Less time watching re-runs
In the award-winning sports drama, Ted Lasso, the protagonist played by Jason Sudeikis is an American college football coach hired to coach a professional English soccer team. During the show there are various scenes where Lasso and his team’s trainer spend seemingly countless hours painstakingly playing and re-playing videos of the team’s old games in order to form a strategy.
On average, video analysts at professional sporting teams spend two to three days post-game reviewing footage, which is then presented in a package to the coach. Sports data technology, such as Catapult, reduces that time, through real-time data and video, to around two hours.
“About 90% of their time, when they’re not on the ground or training, where they’re really spending their time is analysing video. It’s a huge time waster.
“Other than being very time consuming, the key missing point of analysis is the physical capability and capacity of athletes. For example: ‘do I have an athlete who is reaching an exhaustion point … or are they at a point in their season when they really need to rest and we need to quantify that,” Lopes says.
When sophisticated performance analytics are used, an analyst can request specific information, such as periods where the athletes were exhausted or under intense pressure and have information readily available almost instantly.

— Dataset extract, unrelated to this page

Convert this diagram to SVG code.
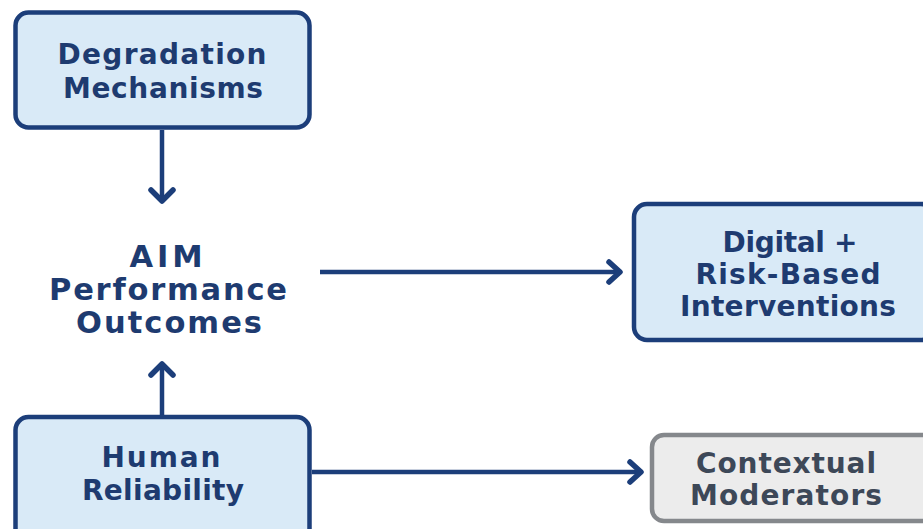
<svg xmlns="http://www.w3.org/2000/svg" width="923" height="529" viewBox="0 0 923 529">
  <style>
    .box { fill: #d9eaf7; stroke: #1c3e7a; stroke-width: 4.5; }
    .box-muted { fill: #ececec; stroke: #85888c; stroke-width: 4.5; }
    .label { font-family: "DejaVu Sans", "Open Sans", sans-serif; font-weight: 700; font-size: 28px; fill: #1e3b70; text-anchor: middle; }
    .label-lg { font-size: 30.5px; }
    .label-muted { fill: #3d4858; }
    .link { fill: none; stroke: #1c3e7a; stroke-width: 4.5; }
    .head { fill: none; stroke: #1c3e7a; stroke-width: 5.5; stroke-linecap: round; stroke-linejoin: round; }
  </style>
  <rect width="923" height="529" fill="#ffffff"/>

  <g id="connectors">
    <!-- Degradation -> AIM -->
    <line class="link" x1="162" y1="130" x2="162" y2="200"/>
    <polyline class="head" points="151,190 162,201 173,190"/>
    <!-- Human -> AIM -->
    <line class="link" x1="162" y1="415" x2="162" y2="365"/>
    <polyline class="head" points="151,375 162,364 173,375"/>
    <!-- AIM -> Interventions -->
    <line class="link" x1="320" y1="272" x2="619" y2="272"/>
    <polyline class="head" points="609,262 620,272 609,282"/>
    <!-- Human -> Contextual -->
    <line class="link" x1="312" y1="472" x2="640" y2="472"/>
    <polyline class="head" points="630,462 641,472 630,482"/>
  </g>

  <g id="degradation">
    <rect class="box" x="15.5" y="12.5" width="294" height="115" rx="13"/>
    <text class="label" x="162" y="64" textLength="209" lengthAdjust="spacing">Degradation</text>
    <text class="label" x="163" y="98" textLength="200" lengthAdjust="spacing">Mechanisms</text>
  </g>

  <g id="aim">
    <text class="label label-lg" x="166" y="267" textLength="73" lengthAdjust="spacing">AIM</text>
    <text class="label label-lg" x="168" y="300" textLength="238" lengthAdjust="spacing">Performance</text>
    <text class="label label-lg" x="169" y="333" textLength="186" lengthAdjust="spacing">Outcomes</text>
  </g>

  <g id="interventions">
    <rect class="box" x="634" y="204" width="300" height="136" rx="13"/>
    <text class="label" x="790" y="252" textLength="135" lengthAdjust="spacing">Digital +</text>
    <text class="label" x="788" y="284" textLength="185" lengthAdjust="spacing">Risk-Based</text>
    <text class="label" x="788" y="316" textLength="216" lengthAdjust="spacing">Interventions</text>
  </g>

  <g id="human">
    <rect class="box" x="15.5" y="417" width="294" height="130" rx="13"/>
    <text class="label" x="161" y="467" textLength="119" lengthAdjust="spacing">Human</text>
    <text class="label" x="163" y="500" textLength="162" lengthAdjust="spacing">Reliability</text>
  </g>

  <g id="contextual">
    <rect class="box-muted" x="652" y="435" width="282" height="86" rx="12"/>
    <text class="label label-muted" x="786" y="473" textLength="180" lengthAdjust="spacing">Contextual</text>
    <text class="label label-muted" x="786" y="505" textLength="192" lengthAdjust="spacing">Moderators</text>
  </g>
</svg>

For the next year Catapult will focus on rolling out its new combined wearables and video offering to as many sports as possible. In early 2022, it rolled out the product to soccer and rugby teams and in the second half of the year it was launched in basketball. Lopes says the company is very close to offering its updated product to American football, ice hockey and other sports.
Lopes believes the kind of technology that Catapult offers could be a game changer in the recruitment of new players, especially at a junior level. Catapult currently works with US basketball academy, Duke, to help them use the technology to select and train the best athletes, while creating the most suitable training regime for each player.
“The kids come out from high-school and they will put on a device so they can get a comparison point for how would this athlete fit into the program, but more importantly, how would the athlete fit into the practical elements of how I run the team?
“They will use that also as they become collegian athletes, for recruitment purposed with the NBA.”